Saturday, October 5, 2013

aging

Not to be vain, but I used to look younger than my age... oh maybe not a lot, but probably at least five years younger.  And Patrick has always looked five years younger too.

Grief ages you.

I'd guess that in the last nine months, my face has aged at least ten years.  My hair has more grey.  And physically, well, I guarantee my insides have aged as well.  I no longer have a hop in my step.

Emotionally, I'm now ancient.  I've suffered such heartbreak that I now feel a million years old.

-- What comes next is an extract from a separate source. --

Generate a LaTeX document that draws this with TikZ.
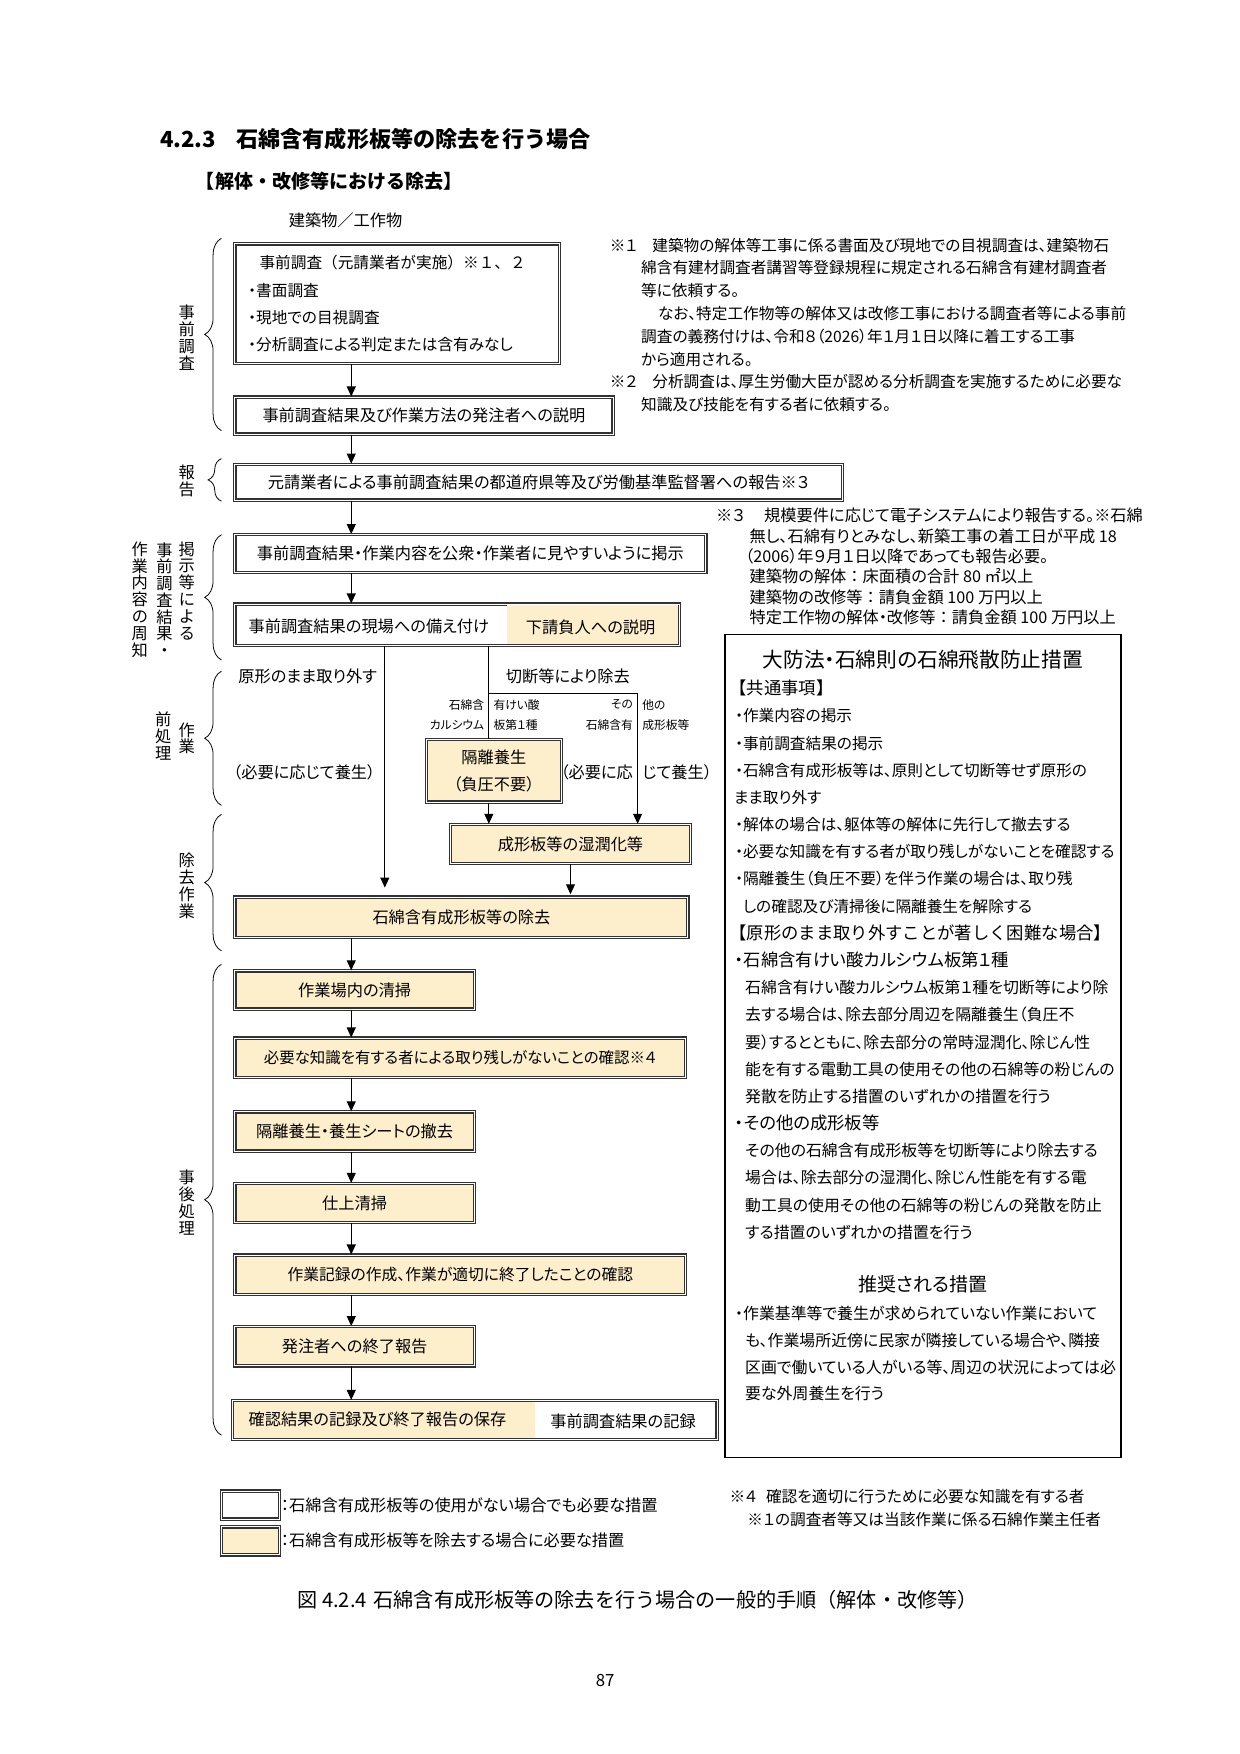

Patrick is looking older too.

Grief ages you.

Thursday, October 3, 2013

anxiety

I have suffered on and off from anxiety attacks for about six years.  I went through many when Logan was about one.  Then I got over them and they stayed away other than the occasional mild one until Nolan s death.  Now they are back.  They were pretty bad the first couple months, then they lessened a bit.  I had a major one today.  I almost went to the Dr.  I was hyperventilating, about to pass out, all while driving.... real nice.  I've been sick from allergies and then my blood pressure went up and then I just freaked.  I'm so scared all the time, it's no wonder.